A large collaborative study compared the brain structure of heavy video-gamers and non-gamers and found specific differences, although not a causal link between gaming and structural change.

 

Dr Henrietta Bowden-Jones, Honorary Senior Lecturer in the Division of Neurosciences, Imperial College London, said:

“These findings, linking ventral striatum abnormalities to compulsive computer gaming in young people, are highly relevant to clinical practice as they further close the gap between this activity and other addictions, giving us a better understanding of possible long term treatment interventions.
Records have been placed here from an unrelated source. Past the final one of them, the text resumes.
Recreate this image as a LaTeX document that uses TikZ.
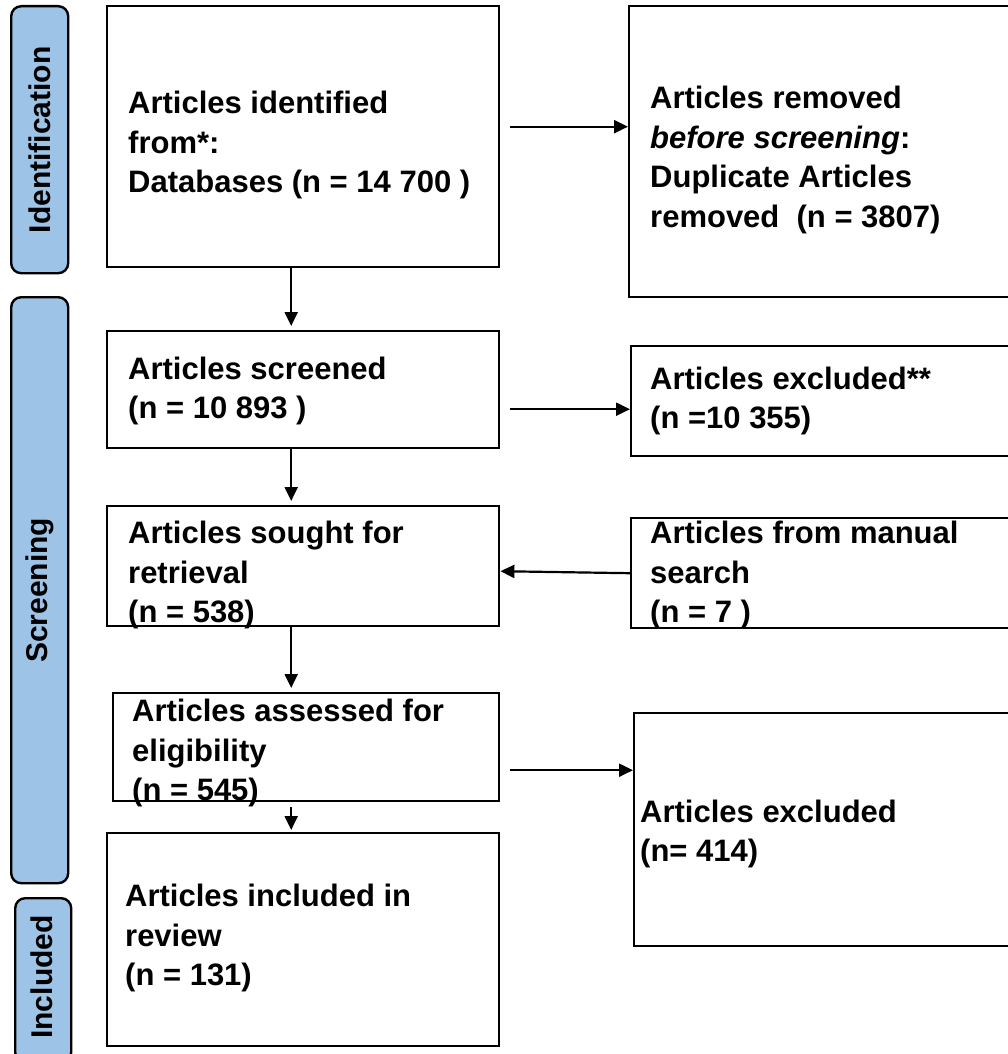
\documentclass[tikz,border=0pt]{standalone}
\usepackage{fontspec}
\setmainfont{Liberation Sans}
\usetikzlibrary{arrows.meta,calc}
\definecolor{barblue}{RGB}{157,195,230}
\begin{document}
\begin{tikzpicture}[x=1pt,y=-1pt,
  box/.style={draw, line width=2.4pt, rectangle, inner sep=0pt, anchor=north west},
  txt/.style={anchor=west, align=left, inner sep=0pt, font=\fontsize{31}{39.7}\selectfont\bfseries},
  bar/.style={draw, line width=2.4pt, rounded corners=10pt, fill=barblue, rectangle, inner sep=0pt, anchor=north west},
  bartxt/.style={rotate=90, font=\fontsize{30}{32}\selectfont\bfseries, inner sep=0pt},
  arr/.style={line width=2.2pt, -{Triangle[length=14pt,width=13pt]}}
]
\useasboundingbox (0,0) rectangle (1008,1054);
% side bars
\node[bar, minimum width=57pt, minimum height=267pt] (bid) at (10,5) {};
\node[bartxt] (tid) at (bid.center) {Identification};
\node[bar, minimum width=57pt, minimum height=586pt] (bsc) at (10,296) {};
\node[bartxt] (tsc) at (bsc.center) {Screening};
\node[bar, minimum width=56pt, minimum height=164pt] (bin) at (14,897) {};
\node[bartxt] (tin) at (42,977) {Included};
% boxes
\node[box, minimum width=392pt, minimum height=261pt] (b1) at (106,5) {};
\node[box, minimum width=384pt, minimum height=291pt] (b2) at (628,5) {};
\node[box, minimum width=392pt, minimum height=117pt] (b3) at (106,330) {};
\node[box, minimum width=382pt, minimum height=110pt] (b6) at (630,345) {};
\node[box, minimum width=392pt, minimum height=120pt] (b4) at (106,505) {};
\node[box, minimum width=382pt, minimum height=110pt] (b7) at (630,517) {};
\node[box, minimum width=386pt, minimum height=108pt] (b5) at (112,692) {};
\node[box, minimum width=379pt, minimum height=233pt] (b8) at (633,712) {};
\node[box, minimum width=392pt, minimum height=213pt] (b9) at (106,832) {};
% texts
\node[txt] (t1) at (128,145) {Articles identified\\from*:\\Databases (n = 14 700 )};
\node[txt] (t2) at (650,160) {Articles removed\\\textit{before screening}:\\Duplicate Articles\\removed\ \ (n = 3807)};
\node[txt] (t3) at (128,391) {Articles screened\\(n = 10 893 )};
\node[txt] (t6) at (650,401) {Articles excluded**\\(n =10 355)};
\node[txt] (t4) at (128,575) {Articles sought for\\retrieval\\(n = 538)};
\node[txt] (t7) at (650,575) {Articles from manual\\search\\(n = 7 )};
\node[txt] (t5) at (132,753) {Articles assessed for\\eligibility\\(n = 545)};
\node[txt] (t8) at (640,834) {Articles excluded\\(n= 414)};
\node[txt] (t9) at (125,938) {Articles included in\\review\\(n = 131)};
% arrows
\draw[arr, shorten <=10pt] ([yshift=10pt]b1.east) -- ([yshift=10pt]b1.east -| b2.west);
\draw[arr, shorten >=4pt] ([xshift=-12pt]b1.south) -- ([xshift=-12pt]b1.south |- b3.north);
\draw[arr, shorten <=10pt] ([yshift=-8pt]b6.west -| b3.east) -- ([yshift=-8pt]b6.west);
\draw[arr, shorten >=4pt] ([xshift=-12pt]b3.south) -- ([xshift=-12pt]b3.south |- b4.north);
\draw[arr] (b7.west) -- ([yshift=-5pt]b4.east);
\draw[arr, shorten >=4pt] ([xshift=-12pt]b4.south) -- ([xshift=-12pt]b4.south |- b5.north);
\draw[arr, shorten <=10pt] ([yshift=-23pt]b5.east) -- ([yshift=-23pt]b5.east -| b8.west);
\draw[arr, shorten <=5pt, shorten >=2pt] ([xshift=-12pt]b4.south |- b5.south) -- ([xshift=-12pt]b4.south |- b9.north);
\end{tikzpicture}
\end{document}
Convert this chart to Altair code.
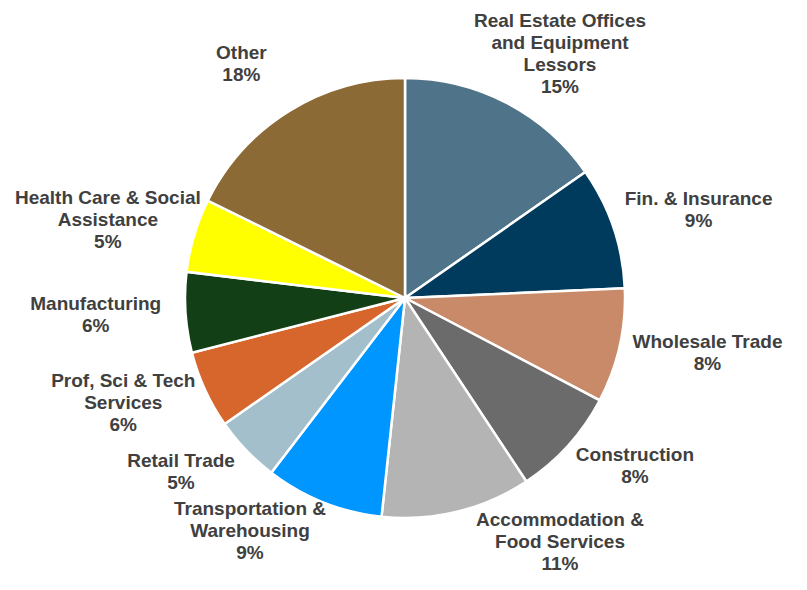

“The exciting next step will be to determine, as with other addictions, whether volumetric differences are a cause or effect of excessive human behaviour and in either case, tailor treatment programs accordingly.”

 

Dr Luke Clark, University Lecturer, Department of Experimental Psychology, University of Cambridge, said:

“This is the first study to look at brain structure in adolescent video-gamers, comparing 76 regular gamers against 78 less frequent gamers. The increased neuronal volume of the ventral striatum in the regular gamers is really provocative, because this is a central hub in the brain’s motivational system and dopamine pathway. But the burning question that this study does not resolve is whether the structural difference is a change caused by the frequent game play, or whether individual differences in this system naturally dispose some people to more excessive play. For teenagers, parents, and clinicians to make sense of this finding, we need research monitoring brain structure over time.

“Video-game play is hugely popular among teenagers: indeed the average weekly usage in this large brain imaging experiment was 12 hours per week. There is an ongoing debate among clinicians about whether excessive video-game play should be recognised as a mental disorder, perhaps grouped within the addictions.”

‘The Neural Basis of Gaming’ by S. Kuhn et al., published in Translational Psychiatry (a Nature Publishing Group journal) on Tuesday 15 November 2011.